Peter was then making waves as a cabinet minister and doing his Welland-Thorold constituents proud, but a few months after this, Premier Bob Rae had kicked him out of cabinet for posing fully clothed as the Toronto Sun’s “Sunshine Boy”.
 
The real reason for the firing was ideological. As Rae began implementing austerity measures and steering the party away from its social democratic roots, Peter stuck to his principles as always and did not toe the party line. He became one the most outspoken and important critics of Rae during and beyond the Social Contract.
 
In 1995 the ONDP suffered a political defeat to Mike Harris and a loss of support and confidence from the trade union movement. But Peter was re-elected by a comfortable margin, and then three more times until his retirement in 2011. Incredibly, he won over 53 per cent of the vote in 2007.
 
I do not get wrapped up in electoral politics, but would sometimes find myself at the Club Sociale in Welland on election night, caught up in the moment, and chanting “Peter, Peter” with the rest of the crowd.
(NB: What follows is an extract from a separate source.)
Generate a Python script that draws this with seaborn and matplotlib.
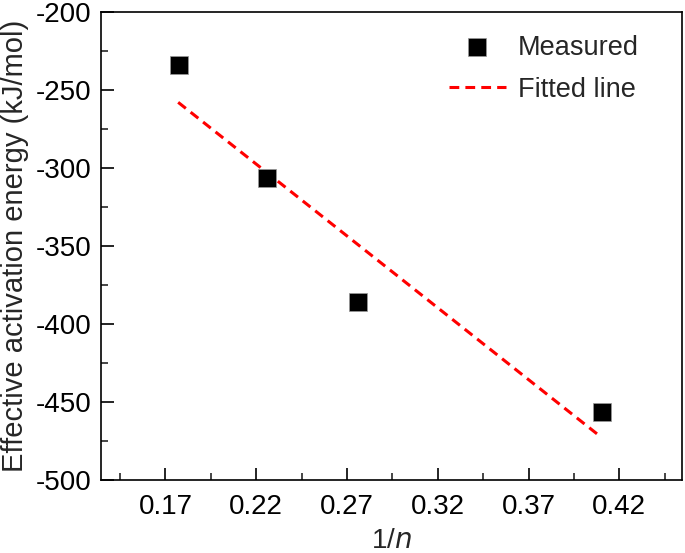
import numpy as np
import pandas as pd
import seaborn as sns
import matplotlib.pyplot as plt
from matplotlib.ticker import MultipleLocator, FixedLocator

# values
inv_n = [0.1777, 0.2262, 0.2760, 0.4104]
energy = [-234.2, -306.3, -386.1, -456.6]
fit_x = [0.1770, 0.4080]
fit_y = [-257.9, -470.7]
x_ticks = [0.17, 0.22, 0.27, 0.32, 0.37, 0.42]

sns.set_style("ticks")
plt.rcParams['font.family'] = ['Liberation Sans', 'DejaVu Sans']
plt.rcParams['axes.unicode_minus'] = False

measured = pd.DataFrame({'x': inv_n, 'y': energy})
fitted = pd.DataFrame({'x': fit_x, 'y': fit_y})

fig, ax = plt.subplots(figsize=(6.85, 5.53), dpi=100)
fig.subplots_adjust(left=101/685, right=682/685, bottom=1-480/553, top=1-12/553)

sns.lineplot(data=fitted, x='x', y='y', ax=ax, color='red', lw=2.2,
             dashes=False, label='Fitted line', zorder=2)
ax.lines[0].set_dashes((3.2, 2.0))
sns.scatterplot(data=measured, x='x', y='y', ax=ax, marker='s', s=165,
                color='black', edgecolor='#999999', linewidth=0.5,
                label='Measured', zorder=3)

ax.set_xlim(0.1345, 0.4545)
ax.set_ylim(-500, -200)
ax.xaxis.set_major_locator(FixedLocator(x_ticks))
ax.xaxis.set_minor_locator(FixedLocator([t - 0.025 for t in x_ticks] + [0.445]))
ax.set_xticklabels([f"{t:.2f}" for t in x_ticks])
ax.yaxis.set_major_locator(MultipleLocator(50))
ax.yaxis.set_minor_locator(MultipleLocator(25))
ax.tick_params(which='major', direction='in', length=9, width=1.2, labelsize=20, pad=7, colors='black')
ax.tick_params(which='minor', direction='in', length=5, width=1.2)
ax.tick_params(axis='x', which='major', pad=10)
for s in ax.spines.values():
    s.set_visible(True)
    s.set_linewidth(1.2)
    s.set_color('black')

ax.set_xlabel('1/$\\mathit{n}$', fontsize=20, labelpad=6)
ax.set_ylabel('Effective activation energy (kJ/mol)', fontsize=21, labelpad=5)

h, l = ax.get_legend_handles_labels()
ax.legend(h[::-1], l[::-1], loc='upper left', bbox_to_anchor=(0.58, 0.975),
          frameon=False, fontsize=19.5, handlelength=2.1, handletextpad=0.45,
          labelspacing=0.6, borderaxespad=0)

fig.savefig('out.png', dpi=100)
Although I can’t completely say he was a socialist, he was pretty darn close. It was exciting to see an intelligent, principled, and respected politician make socialist ideas popular and accessible to people, all while winning landslide elections through recessions, devastating job losses from free trade agreements, austerity measures, party crises, and of course the fateful election in 2003, when the NDP lost party status.
 
Much has been written about Peter since his passing, from funny stories and anecdotes of his rebelliousness, to his strong work ethic and commitment to his constituents. Everyone seems to have a story about him. I will simply miss hearing his familiar voice and feeling the confidence that working people in Niagara were well represented with his commitment, flare and humour.
 
Peter stood on countless picket lines, marched in every Labour Day Parade, and attended most of the demonstrations that were important to all of us in Niagara over the years, from protests against privatization, hospital closures, hydro sell-offs, wars, and G20 Summits. Beyond seeing the empty seat at Regional Council this week, we will feel this loss for many years to come, at every protest, parade, and picket line.